Apple_Varieties

I just returned from the grocery store. On the way home, I thought how different the experience is now compared to what it was like going with my mother back in the 70s. Back then, we had dramatically fewer choices than we have today. There were two kinds of apples back in the day, red apples and yellow apples. Today, there are a dozen or more to choose from. I like watermelon. Check that. I love watermelon. I could eat it every day. Thanks to the miracle of refrigerated shipping containers. In 2024, I can eat it every day. I no longer have to wait for the middle of summer to get here before I can enjoy my favorite treat.

Did you ever make a special trip to someone's house because they owned a record that you didn't have, and you just wanted to listen to a song from it? Kids these days don't have that experience. They can listen to practically any song ever recorded whenever they want to through the miracle of Spotify and Apple Music. If your budget has room for it, you can go from hearing about a book for the first time to reading it in the span of a couple of minutes, thanks to the availability of downloads from the major publishers. The same goes for movies and TV shows. We don't even mention instant gratification anymore because all gratification comes immediately, it seems.

My grandmother lived most of her life in a square mile patch in a rural community in southeastern North Carolina. She never left the country, and she rarely left the state. I have grandchildren still in school who have visited Europe more times than I have. My son, who is single and has a good job, often travels to cities across the country on the weekends just to take in art museums and experience new cities.  I remember going on a field trip in the sixth grade from the small town I lived in to the state fair in Raleigh. One of my classmates was terrified as the bus crossed the bridge over the Cape Fear River. That bridge was only two miles from her home, and she had never been across it before. In so many ways, the world is much smaller today than it was in the past.

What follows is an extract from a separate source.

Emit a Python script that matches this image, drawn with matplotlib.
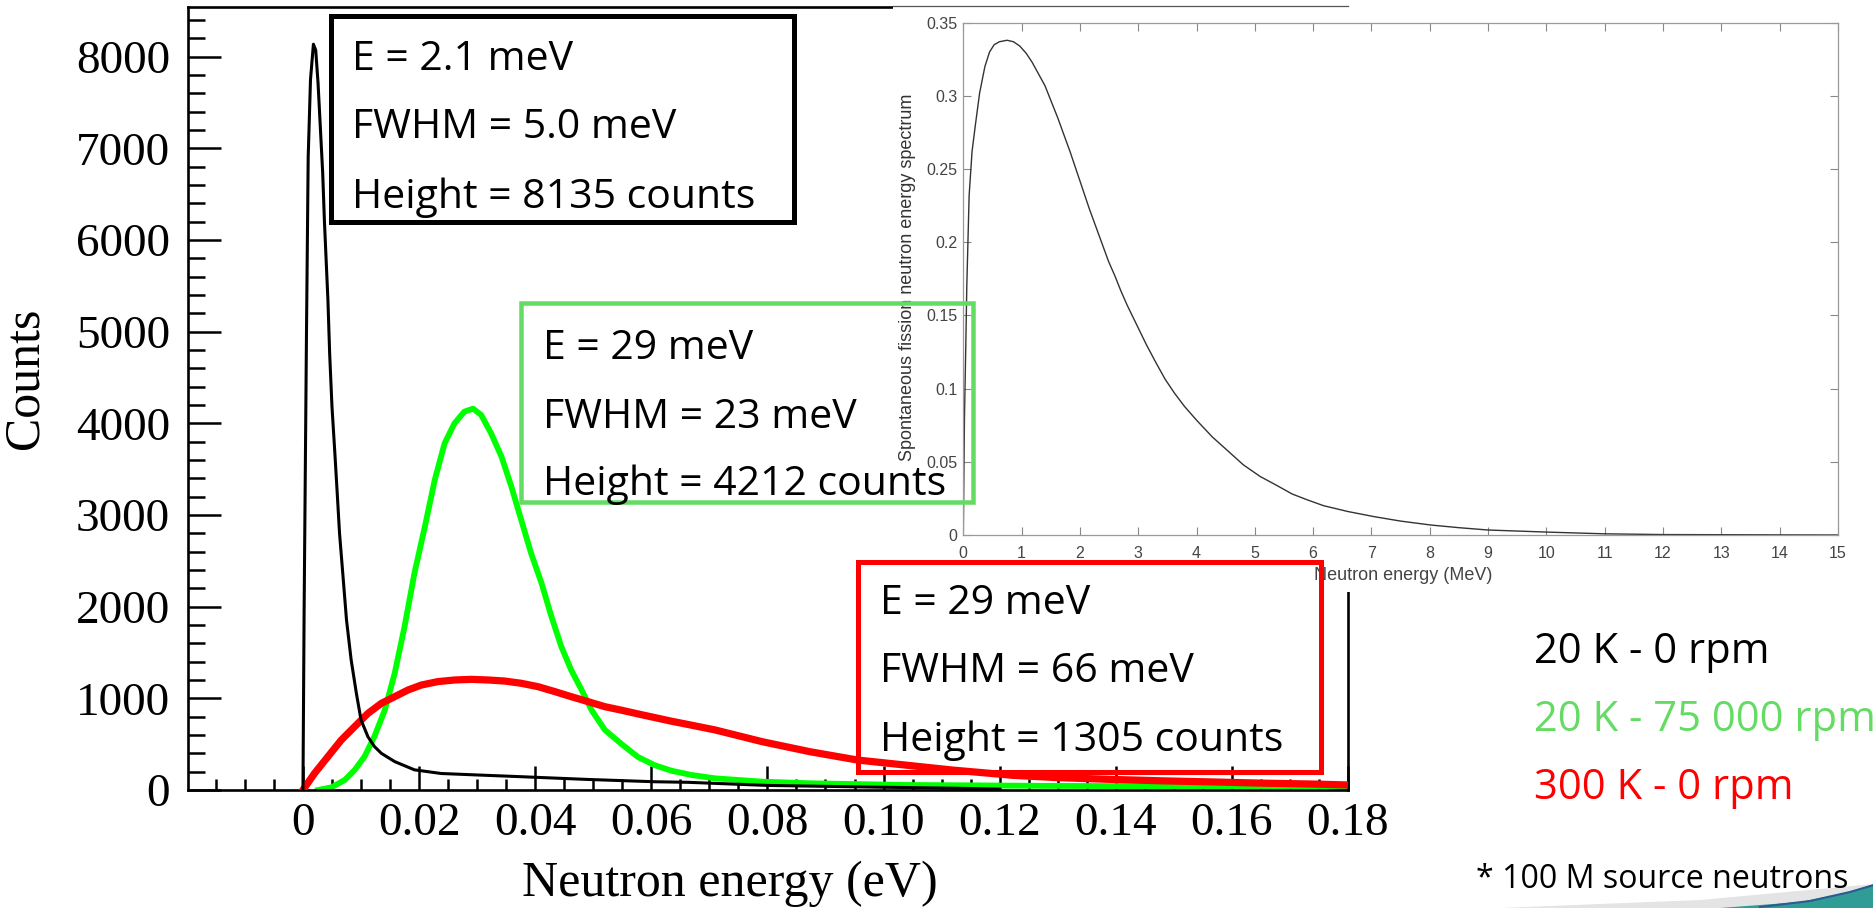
import matplotlib
matplotlib.use("Agg")
import matplotlib.pyplot as plt
from matplotlib.patches import Rectangle, Polygon
from matplotlib.lines import Line2D
from matplotlib.ticker import FixedLocator, MultipleLocator

W, H = 1874, 908

# ---------------- data ----------------
# 20 K - 0 rpm (black)
black_E = [0.0, 0.0002, 0.0006, 0.0009, 0.0013, 0.0018, 0.0022, 0.0026, 0.0030,
           0.0034, 0.0037, 0.0043, 0.0046, 0.0050, 0.0055, 0.0059, 0.0063, 0.0069,
           0.0075, 0.0083, 0.0092, 0.0100, 0.0112, 0.0123, 0.0135, 0.0158, 0.0192,
           0.0238, 0.0296, 0.0376, 0.0491, 0.0606, 0.0663, 0.0800, 0.1000, 0.1120,
           0.1200]
black_counts = [0, 1960, 4930, 6900, 7750, 8135, 8070, 7710, 7220,
                6730, 6200, 5345, 4760, 4180, 3670, 3240, 2800, 2330,
                1855, 1420, 1055, 765, 580, 475, 400, 310, 220,
                180, 165, 145, 115, 90, 84, 50, 30, 20,
                10]

# 20 K - 75 000 rpm (green)
green_E = [0.0026, 0.0049, 0.0072, 0.0089, 0.0106, 0.0123, 0.0141, 0.0158, 0.0175,
           0.0192, 0.0210, 0.0227, 0.0244, 0.0261, 0.0278, 0.0293, 0.0307, 0.0324,
           0.0342, 0.0359, 0.0376, 0.0393, 0.0411, 0.0428, 0.0445, 0.0462, 0.0480,
           0.0497, 0.0520, 0.0549, 0.0577, 0.0606, 0.0635, 0.0669, 0.0710, 0.0791,
           0.0873, 0.0994, 0.1036, 0.1282, 0.1527, 0.1800]
green_counts = [0, 29, 109, 218, 364, 582, 873, 1273, 1782,
                2364, 2873, 3382, 3782, 4000, 4127, 4160, 4091, 3891,
                3636, 3309, 2945, 2582, 2255, 1891, 1564, 1309, 1091,
                873, 655, 500, 360, 270, 210, 164, 127, 91,
                73, 60, 55, 45, 40, 36]

# 300 K - 0 rpm (red)
red_E = [0.0, 0.0020, 0.0043, 0.0066, 0.0089, 0.0112, 0.0135, 0.0158, 0.0181,
         0.0204, 0.0232, 0.0261, 0.0290, 0.0319, 0.0347, 0.0376, 0.0405, 0.0434,
         0.0462, 0.0491, 0.0520, 0.0549, 0.0577, 0.0606, 0.0635, 0.0663, 0.0710,
         0.0791, 0.0873, 0.0955, 0.1036, 0.1118, 0.1223, 0.1300, 0.1395, 0.1480,
         0.1567, 0.1650, 0.1740, 0.1800]
red_counts = [0, 182, 364, 545, 691, 836, 945, 1018, 1091,
              1145, 1182, 1200, 1207, 1200, 1189, 1164, 1127, 1073,
              1018, 964, 909, 870, 830, 790, 750, 715, 655,
              527, 418, 327, 273, 218, 160, 135, 115, 100,
              88, 75, 65, 55]

# inset: spontaneous fission neutron energy spectrum (MeV, arbitrary units)
inset_E = [0.0, 0.02, 0.043, 0.06, 0.10, 0.15, 0.21, 0.28, 0.37, 0.45, 0.53, 0.62,
           0.75, 0.86, 0.97, 1.08, 1.18, 1.29, 1.40, 1.51, 1.62, 1.72, 1.83, 1.94,
           2.05, 2.16, 2.27, 2.38, 2.49, 2.60, 2.70, 2.81, 2.92, 3.03, 3.14, 3.30,
           3.46, 3.62, 3.79, 4.01, 4.27, 4.55, 4.80, 5.09, 5.37, 5.64, 5.90, 6.18,
           6.60, 7.05, 7.50, 8.02, 8.50, 9.0, 10.0, 11.0, 12.0, 15.0]
inset_S = [0.0, 0.080, 0.13, 0.170, 0.232, 0.262, 0.281, 0.302, 0.320, 0.330, 0.335, 0.337,
           0.338, 0.337, 0.334, 0.329, 0.323, 0.315, 0.307, 0.296, 0.285, 0.274, 0.262, 0.249,
           0.236, 0.223, 0.211, 0.199, 0.187, 0.177, 0.167, 0.157, 0.148, 0.139, 0.130, 0.118,
           0.1065, 0.097, 0.088, 0.078, 0.067, 0.057, 0.048, 0.040, 0.034, 0.028, 0.024, 0.020,
           0.016, 0.0125, 0.0095, 0.0068, 0.005, 0.0034, 0.002, 0.0008, 0.0003, 0.0]

x_ticks = [0, 0.02, 0.04, 0.06, 0.08, 0.10, 0.12, 0.14, 0.16, 0.18]
x_ticklabels = ["0", "0.02", "0.04", "0.06", "0.08", "0.10", "0.12", "0.14", "0.16", "0.18"]
y_ticks = [0, 1000, 2000, 3000, 4000, 5000, 6000, 7000, 8000]
inset_xticks = list(range(0, 16))
inset_yticks = [0, 0.05, 0.1, 0.15, 0.2, 0.25, 0.3, 0.35]
inset_yticklabels = ["0", "0.05", "0.1", "0.15", "0.2", "0.25", "0.3", "0.35"]

black_box = ["E = 2.1 meV", "FWHM = 5.0 meV", "Height = 8135 counts"]
green_box = ["E = 29 meV", "FWHM = 23 meV", "Height = 4212 counts"]
red_box = ["E = 29 meV", "FWHM = 66 meV", "Height = 1305 counts"]
legend_labels = ["20 K - 0 rpm", "20 K - 75 000 rpm", "300 K - 0 rpm"]
footnote = "* 100 M source neutrons"

GREEN_TXT = "#64dc64"
SLIDE_FONT = ["Open Sans", "DejaVu Sans"]
SERIF = ["Liberation Serif", "DejaVu Serif"]
NARROW = ["Liberation Sans Narrow", "Liberation Sans", "DejaVu Sans"]

# ---------------- figure ----------------
fig = plt.figure(figsize=(W / 100, H / 100), dpi=100)
fig.patch.set_facecolor("white")


def fx(px):
    return px / W


def fy(py):
    return 1 - py / H


# main axes (pixel frame 188..1348 x 7..790)
ax = fig.add_axes([fx(188), fy(790), (1348 - 188) / W, (790 - 7) / H])
ax.plot(green_E, green_counts, color="#00ff00", lw=4.2, zorder=2, solid_joinstyle="round")
ax.plot(red_E, red_counts, color="#ff0000", lw=5.2, zorder=3, solid_joinstyle="round")
ax.plot(black_E, black_counts, color="black", lw=2.2, zorder=4)
ax.set_xlim(-0.0198, 0.18)
ax.set_ylim(0, 8541)

ax.xaxis.set_major_locator(FixedLocator(x_ticks))
ax.set_xticklabels(x_ticklabels)
ax.xaxis.set_minor_locator(MultipleLocator(0.005))
ax.yaxis.set_major_locator(FixedLocator(y_ticks))
ax.yaxis.set_minor_locator(MultipleLocator(200))
ax.tick_params(axis="both", which="both", direction="in", top=False, right=False,
               width=1.8, color="black")
ax.tick_params(axis="y", which="major", length=24, pad=13, labelsize=34)
ax.tick_params(axis="y", which="minor", length=12)
ax.tick_params(axis="x", which="major", length=17, pad=9, labelsize=34)
ax.tick_params(axis="x", which="minor", length=8)
for lab in ax.get_xticklabels() + ax.get_yticklabels():
    lab.set_family(SERIF)
for sp in ax.spines.values():
    sp.set_linewidth(1.9)
    sp.set_color("black")

ax.set_ylabel("Counts", family=SERIF, fontsize=36, va="center", ha="center")
ax.yaxis.set_label_coords((25 - 188) / 1160, (790 - 378) / 783)
ax.set_xlabel("Neutron energy (eV)", family=SERIF, fontsize=36, va="center", ha="center")
ax.xaxis.set_label_coords((730 - 188) / 1160, (790 - 884) / 783)

# white backdrop of the pasted inset
fig.add_artist(Rectangle((fx(893), fy(592)), (W - 893) / W, 592 / H,
                         transform=fig.transFigure, facecolor="white",
                         edgecolor="none", zorder=1))
fig.add_artist(Line2D([fx(893), fx(1348)], [fy(6), fy(6)], transform=fig.transFigure,
                      color="#555555", lw=0.9, zorder=1.5))

# inset axes (pixel frame 963..1838 x 22.7..535)
iax = fig.add_axes([fx(963.3), fy(535), (1838 - 963.3) / W, (535 - 22.7) / H], zorder=2)
iax.plot(inset_E, inset_S, color="#333333", lw=1.0)
iax.set_xlim(0, 15)
iax.set_ylim(0, 0.35)
iax.set_xticks(inset_xticks)
iax.set_yticks(inset_yticks)
iax.set_yticklabels(inset_yticklabels)
iax.tick_params(axis="both", direction="in", top=True, right=True, length=6,
                width=0.8, color="#888888", labelcolor="#444444", labelsize=11.5)
iax.tick_params(axis="y", pad=4)
iax.tick_params(axis="x", pad=8)
for lab in iax.get_xticklabels() + iax.get_yticklabels():
    lab.set_family(NARROW)
for sp in iax.spines.values():
    sp.set_color("#999999")
    sp.set_linewidth(0.9)
iax.set_ylabel("Spontaneous fission neutron energy spectrum", family=["Liberation Sans", "DejaVu Sans"],
               fontsize=13, color="#333333", va="center", ha="center")
iax.yaxis.set_label_coords((907 - 963.3) / 875, (535 - 277) / 512.3)
iax.set_xlabel("Neutron energy (MeV)", family=NARROW, fontsize=13, color="#444444",
               va="center", ha="center")
iax.xaxis.set_label_coords((1403 - 963.3) / 875, (535 - 575) / 512.3)

# ---------------- annotation boxes ----------------
def frame(x0, y0, x1, y1, color, lw_px):
    fig.add_artist(Rectangle((fx(x0), fy(y1)), (x1 - x0) / W, (y1 - y0) / H,
                             transform=fig.transFigure, fill=False, edgecolor=color,
                             linewidth=lw_px * 0.72, zorder=5))


frame(331, 16, 794, 222, "black", 5)
frame(521, 303, 973, 502, GREEN_TXT, 4.5)
frame(858, 562, 1321, 772, "#ff0000", 5)

renderer = fig.canvas.get_renderer()


def fitted_size(s, target_w, family):
    t = fig.text(0, 0, s, fontsize=30, family=family)
    w = t.get_window_extent(renderer).width
    t.remove()
    return 30 * target_w / w


box_size = fitted_size("Height = 8135 counts", 404, SLIDE_FONT)
for x, baselines, lines in [(352, [70, 138, 208], black_box),
                            (543, [359, 428, 495], green_box),
                            (880, [614, 682, 751], red_box)]:
    for b, s in zip(baselines, lines):
        fig.text(fx(x), fy(b), s, fontsize=box_size, family=SLIDE_FONT, color="black",
                 va="baseline", ha="left", zorder=6)

leg_size = fitted_size("300 K - 0 rpm", 259, SLIDE_FONT)
for b, s, c in zip([663, 731, 799], legend_labels, ["black", GREEN_TXT, "#ff0000"]):
    fig.text(fx(1534), fy(b), s, fontsize=leg_size, family=SLIDE_FONT, color=c,
             va="baseline", ha="left", zorder=6)

foot_size = fitted_size(footnote, 373, SLIDE_FONT)
fig.text(fx(1476), fy(888), footnote, fontsize=foot_size, family=SLIDE_FONT,
         color="black", va="baseline", ha="left", zorder=6)

# slide decoration in the bottom-right corner
fig.add_artist(Polygon([(fx(1500), fy(908)), (fx(1700), fy(900)), (fx(1874), fy(884)),
                        (fx(1874), fy(908))], closed=True, transform=fig.transFigure,
                       facecolor="#e4e4e4", edgecolor="none", zorder=3))
fig.add_artist(Polygon([(fx(1720), fy(908)), (fx(1800), fy(902)), (fx(1845), fy(893)),
                        (fx(1874), fy(884)), (fx(1874), fy(908))], closed=True,
                       transform=fig.transFigure, facecolor="#2f9c95", edgecolor="none",
                       zorder=4))
fig.add_artist(Line2D([fx(1760), fx(1810), fx(1850), fx(1874)],
                      [fy(907), fy(901), fy(892), fy(885)], transform=fig.transFigure,
                      color="#2a5d8f", lw=1.5, zorder=4))

fig.savefig("out.png", dpi=100, facecolor="white")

Brilliant people have designed systems to make my personal information available wherever I go. From my work computer to my phone to my laptop at home, I can work on the same document and look at the same pictures with little to no effort. 

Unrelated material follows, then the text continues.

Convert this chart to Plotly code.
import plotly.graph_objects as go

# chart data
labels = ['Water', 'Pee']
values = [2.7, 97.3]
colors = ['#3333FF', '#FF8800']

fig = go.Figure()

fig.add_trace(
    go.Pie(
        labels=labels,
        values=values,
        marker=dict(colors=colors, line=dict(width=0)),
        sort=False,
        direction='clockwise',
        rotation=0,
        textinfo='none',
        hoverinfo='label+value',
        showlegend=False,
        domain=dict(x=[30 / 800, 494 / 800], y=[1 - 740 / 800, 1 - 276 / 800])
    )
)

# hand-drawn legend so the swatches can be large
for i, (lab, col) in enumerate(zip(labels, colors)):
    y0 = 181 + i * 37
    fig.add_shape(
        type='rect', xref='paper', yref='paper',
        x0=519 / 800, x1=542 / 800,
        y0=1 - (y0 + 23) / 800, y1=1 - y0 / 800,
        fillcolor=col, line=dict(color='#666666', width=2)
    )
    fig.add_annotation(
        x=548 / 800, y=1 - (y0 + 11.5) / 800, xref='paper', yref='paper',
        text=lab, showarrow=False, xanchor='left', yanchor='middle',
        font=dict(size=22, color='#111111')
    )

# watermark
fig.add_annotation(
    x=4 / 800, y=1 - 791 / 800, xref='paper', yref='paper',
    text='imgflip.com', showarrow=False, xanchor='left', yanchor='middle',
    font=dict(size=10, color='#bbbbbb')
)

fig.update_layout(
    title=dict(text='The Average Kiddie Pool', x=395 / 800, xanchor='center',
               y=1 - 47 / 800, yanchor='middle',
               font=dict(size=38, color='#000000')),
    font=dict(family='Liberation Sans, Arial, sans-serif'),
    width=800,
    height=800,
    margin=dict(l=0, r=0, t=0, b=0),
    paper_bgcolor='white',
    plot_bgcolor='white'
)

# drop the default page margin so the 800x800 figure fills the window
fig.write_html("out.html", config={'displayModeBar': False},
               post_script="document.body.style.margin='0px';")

I can clearly remember the first time I retrieved a local weather report from a computer. When I was growing up, you could listen to the radio at a certain time of day or, better yet, wait for the six o'clock news to get a weather report. The idea that I could get one whenever I wanted to just by typing on a keyboard was miraculous, and it impressed me to no end. Even though the modern internet seems designed more to take money out of my wallet than for any other purpose, it still serves as an endless source of fascinating information available whenever I want it. Brilliant people have designed systems to make my personal information available wherever I go. From my work computer to my phone to my laptop at home, I can work on the same document and look at the same pictures with little to no effort.

Like most people, I take all of this for granted and seldom take the time to consider what a true miracle it is and how rapidly it has all evolved. I even get irritated when my mind can conceive of an idea that no one has invented yet. Actually, that rarely happens. People seem to come up with ideas and make them realities faster than I can master the skills to take advantage of them.